### Dataset section

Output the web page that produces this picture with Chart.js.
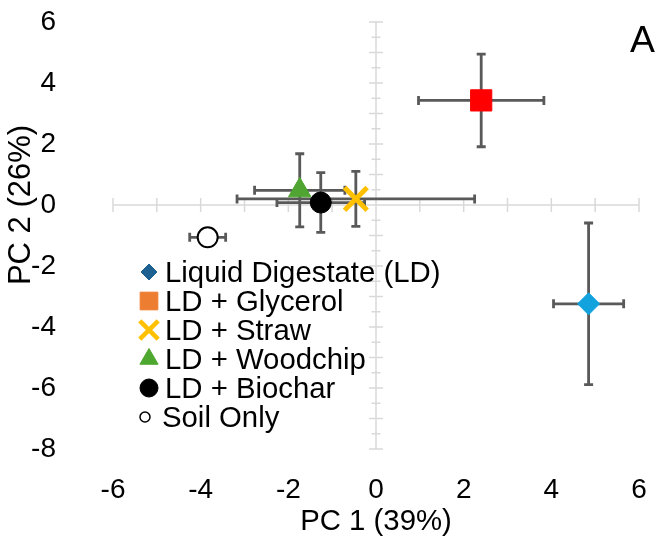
<!DOCTYPE html>
<html>
<head>
<meta charset="utf-8">
<style>
  html, body { margin: 0; padding: 0; background: #ffffff; }
  #wrap { width: 660px; height: 541px; }
</style>
<script src="https://cdn.jsdelivr.net/npm/chart.js@4.4.1/dist/chart.umd.min.js"></script>
</head>
<body>
<div id="wrap"><canvas id="c" width="660" height="541"></canvas></div>
<script>
// ---------------- data ----------------
const seriesNames = ['Liquid Digestate (LD)', 'LD + Glycerol', 'LD + Straw', 'LD + Woodchip', 'LD + Biochar', 'Soil Only'];
const pc1Values = [4.85, 2.40, -0.46, -1.74, -1.26, -3.84];
const pc2Values = [-3.24, 3.43, 0.20, 0.48, 0.08, -1.06];
const pc1Errors = [0.80, 1.43, 2.71, 1.03, 1.00, 0.41];
const pc2Errors = [2.65, 1.52, 0.90, 1.20, 0.98, 0.20];
const xTickLabels = [-6, -4, -2, 0, 2, 4, 6];
const yTickLabels = [-8, -6, -4, -2, 0, 2, 4, 6];
const xMinorTicks = [-6, -5, -4, -3, -2, -1, 0, 1, 2, 3, 4, 5, 6];
const yMinorTicks = [-8, -7.5, -7, -6.5, -6, -5.5, -5, -4.5, -4, -3.5, -3, -2.5, -2, -1.5, -1, -0.5, 0,
                     0.5, 1, 1.5, 2, 2.5, 3, 3.5, 4, 4.5, 5, 5.5, 6];
const xTitle = 'PC 1 (39%)';
const yTitle = 'PC 2 (26%)';
const panelLabel = 'A';

// ---------------- styles ----------------
const FONT = "'Liberation Sans', Arial, sans-serif";
const tickFont = { family: FONT, size: 28 };
const titleFont = { family: FONT, size: 29.33 };
const markerStyles = [
  { pointStyle: 'rectRot',  radius: 11,   bg: '#12A2DD', border: '#12A2DD', bw: 1 },
  { pointStyle: 'rect',     radius: 15,   bg: '#FF0000', border: '#FF0000', bw: 1 },
  { pointStyle: 'crossRot', radius: 16,   bg: '#FFC000', border: '#FFC000', bw: 5 },
  { pointStyle: 'triangle', radius: 13,   bg: '#50A532', border: '#50A532', bw: 1 },
  { pointStyle: 'circle',   radius: 10.5, bg: '#000000', border: '#000000', bw: 1 },
  { pointStyle: 'circle',   radius: 10,   bg: '#FFFFFF', border: '#000000', bw: 2 }
];
const legendStyles = [
  { pointStyle: 'rectRot',  radius: 8,    bg: '#1D6190', border: '#1D6190', bw: 1 },
  { pointStyle: 'rect',     radius: 12.5, bg: '#ED7D31', border: '#ED7D31', bw: 1 },
  { pointStyle: 'crossRot', radius: 13,   bg: '#FFC000', border: '#FFC000', bw: 4.5 },
  { pointStyle: 'triangle', radius: 10.5, bg: '#4EA72E', border: '#4EA72E', bw: 1 },
  { pointStyle: 'circle',   radius: 9,    bg: '#000000', border: '#000000', bw: 1 },
  { pointStyle: 'circle',   radius: 5,    bg: '#FFFFFF', border: '#000000', bw: 1.5 }
];

const datasets = seriesNames.map((name, i) => ({
  label: name,
  data: [{ x: pc1Values[i], y: pc2Values[i] }],
  pointStyle: markerStyles[i].pointStyle,
  pointRadius: markerStyles[i].radius,
  pointHoverRadius: markerStyles[i].radius,
  backgroundColor: markerStyles[i].bg,
  borderColor: markerStyles[i].border,
  pointBorderWidth: markerStyles[i].bw,
  showLine: false
}));

// axes crossing at zero, with tick marks
const crossAxesPlugin = {
  id: 'crossAxes',
  beforeDatasetsDraw(chart) {
    const { ctx, scales: { x, y } } = chart;
    const x0 = x.getPixelForValue(0), y0 = y.getPixelForValue(0);
    ctx.save();
    ctx.strokeStyle = '#D9D9D9';
    ctx.lineWidth = 1.5;
    ctx.beginPath();
    ctx.moveTo(x.getPixelForValue(-6), y0); ctx.lineTo(x.getPixelForValue(6), y0);
    ctx.moveTo(x0, y.getPixelForValue(6)); ctx.lineTo(x0, y.getPixelForValue(-8));
    xMinorTicks.forEach(v => {
      const px = x.getPixelForValue(v);
      ctx.moveTo(px, y0 - 7); ctx.lineTo(px, y0 + 7);
    });
    yMinorTicks.forEach(v => {
      const py = y.getPixelForValue(v);
      const len = Number.isInteger(v) ? 7 : 4.5;
      ctx.moveTo(x0 - len, py); ctx.lineTo(x0 + len, py);
    });
    ctx.stroke();
    ctx.restore();
  }
};

// error bars
const errorBarsPlugin = {
  id: 'errorBars',
  beforeDatasetsDraw(chart) {
    const { ctx, scales: { x, y } } = chart;
    ctx.save();
    ctx.strokeStyle = '#595959';
    ctx.lineWidth = 2.8;
    ctx.lineCap = 'butt';
    const cap = 4.5;
    seriesNames.forEach((n, i) => {
      const cx = x.getPixelForValue(pc1Values[i]);
      const cy = y.getPixelForValue(pc2Values[i]);
      const xl = x.getPixelForValue(pc1Values[i] - pc1Errors[i]);
      const xr = x.getPixelForValue(pc1Values[i] + pc1Errors[i]);
      const yt = y.getPixelForValue(pc2Values[i] + pc2Errors[i]);
      const yb = y.getPixelForValue(pc2Values[i] - pc2Errors[i]);
      ctx.beginPath();
      ctx.moveTo(xl, cy); ctx.lineTo(xr, cy);
      ctx.moveTo(xl, cy - cap); ctx.lineTo(xl, cy + cap);
      ctx.moveTo(xr, cy - cap); ctx.lineTo(xr, cy + cap);
      ctx.moveTo(cx, yt); ctx.lineTo(cx, yb);
      ctx.moveTo(cx - cap, yt); ctx.lineTo(cx + cap, yt);
      ctx.moveTo(cx - cap, yb); ctx.lineTo(cx + cap, yb);
      ctx.stroke();
    });
    ctx.restore();
  }
};

function drawMarker(ctx, st, mx, my) {
  ctx.fillStyle = st.bg;
  ctx.strokeStyle = st.border;
  ctx.lineWidth = st.bw;
  if (Chart.helpers && Chart.helpers.drawPoint) {
    Chart.helpers.drawPoint(ctx, { pointStyle: st.pointStyle, radius: st.radius, borderWidth: st.bw, rotation: 0 }, mx, my);
  } else {
    ctx.beginPath(); ctx.arc(mx, my, st.radius, 0, Math.PI * 2); ctx.fill(); ctx.stroke();
  }
}

// legend inside plot area, panel letter and vertical axis title
const legendPlugin = {
  id: 'innerLegend',
  afterDatasetsDraw(chart) {
    const ctx = chart.ctx;
    ctx.save();
    seriesNames.forEach((name, i) => {
      const base = 282 + i * 29;
      const last = i === seriesNames.length - 1;
      drawMarker(ctx, legendStyles[i], last ? 145 : 149, base - 10);
      ctx.fillStyle = '#000000';
      ctx.font = "29.33px " + FONT;
      ctx.textAlign = 'left';
      ctx.textBaseline = 'alphabetic';
      ctx.fillText(name, last ? 162 : 165, base);
    });
    ctx.font = "37.33px " + FONT;
    ctx.textAlign = 'right';
    ctx.fillText(panelLabel, 655, 52);
    // vertical axis title
    ctx.translate(21, 205);
    ctx.rotate(-Math.PI / 2);
    ctx.font = "31px " + FONT;
    ctx.textAlign = 'center';
    ctx.textBaseline = 'middle';
    ctx.fillText(yTitle, 0, 0);
    ctx.restore();
  }
};

new Chart(document.getElementById('c'), {
  type: 'scatter',
  data: { datasets },
  options: {
    responsive: false,
    animation: false,
    devicePixelRatio: 1,
    layout: { padding: { top: 22, right: 13, left: 0, bottom: 0 } },
    plugins: { legend: { display: false }, tooltip: { enabled: false } },
    scales: {
      x: {
        type: 'linear', min: -6, max: 6,
        afterBuildTicks(s) { s.ticks = xTickLabels.map(v => ({ value: v })); },
        afterFit(s) { s.height = 92; },
        ticks: { font: tickFont, color: '#000000', padding: 0, maxRotation: 0, autoSkip: false },
        grid: { display: false, drawTicks: true, tickLength: 24 },
        border: { display: false },
        title: { display: true, text: xTitle, font: titleFont, color: '#000000', padding: { top: 0, bottom: 1 } }
      },
      y: {
        type: 'linear', min: -8, max: 6,
        afterBuildTicks(s) { s.ticks = yTickLabels.map(v => ({ value: v })); },
        afterFit(s) { s.width = 113; },
        ticks: { font: tickFont, color: '#000000', padding: 0, autoSkip: false },
        grid: { display: false, drawTicks: true, tickLength: 57 },
        border: { display: false },
        title: { display: false, text: yTitle }
      }
    }
  },
  plugins: [crossAxesPlugin, errorBarsPlugin, legendPlugin]
});
</script>
</body>
</html>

### Required work
Without the pictures, please reproduce each line of the listing above exactly, from the first one through the line bearing "const panelLabel = 'A';".

### Answer below
Output the web page that produces this picture with Chart.js.
<!DOCTYPE html>
<html>
<head>
<meta charset="utf-8">
<style>
  html, body { margin: 0; padding: 0; background: #ffffff; }
  #wrap { width: 660px; height: 541px; }
</style>
<script src="https://cdn.jsdelivr.net/npm/chart.js@4.4.1/dist/chart.umd.min.js"></script>
</head>
<body>
<div id="wrap"><canvas id="c" width="660" height="541"></canvas></div>
<script>
// ---------------- data ----------------
const seriesNames = ['Liquid Digestate (LD)', 'LD + Glycerol', 'LD + Straw', 'LD + Woodchip', 'LD + Biochar', 'Soil Only'];
const pc1Values = [4.85, 2.40, -0.46, -1.74, -1.26, -3.84];
const pc2Values = [-3.24, 3.43, 0.20, 0.48, 0.08, -1.06];
const pc1Errors = [0.80, 1.43, 2.71, 1.03, 1.00, 0.41];
const pc2Errors = [2.65, 1.52, 0.90, 1.20, 0.98, 0.20];
const xTickLabels = [-6, -4, -2, 0, 2, 4, 6];
const yTickLabels = [-8, -6, -4, -2, 0, 2, 4, 6];
const xMinorTicks = [-6, -5, -4, -3, -2, -1, 0, 1, 2, 3, 4, 5, 6];
const yMinorTicks = [-8, -7.5, -7, -6.5, -6, -5.5, -5, -4.5, -4, -3.5, -3, -2.5, -2, -1.5, -1, -0.5, 0,
                     0.5, 1, 1.5, 2, 2.5, 3, 3.5, 4, 4.5, 5, 5.5, 6];
const xTitle = 'PC 1 (39%)';
const yTitle = 'PC 2 (26%)';
const panelLabel = 'A';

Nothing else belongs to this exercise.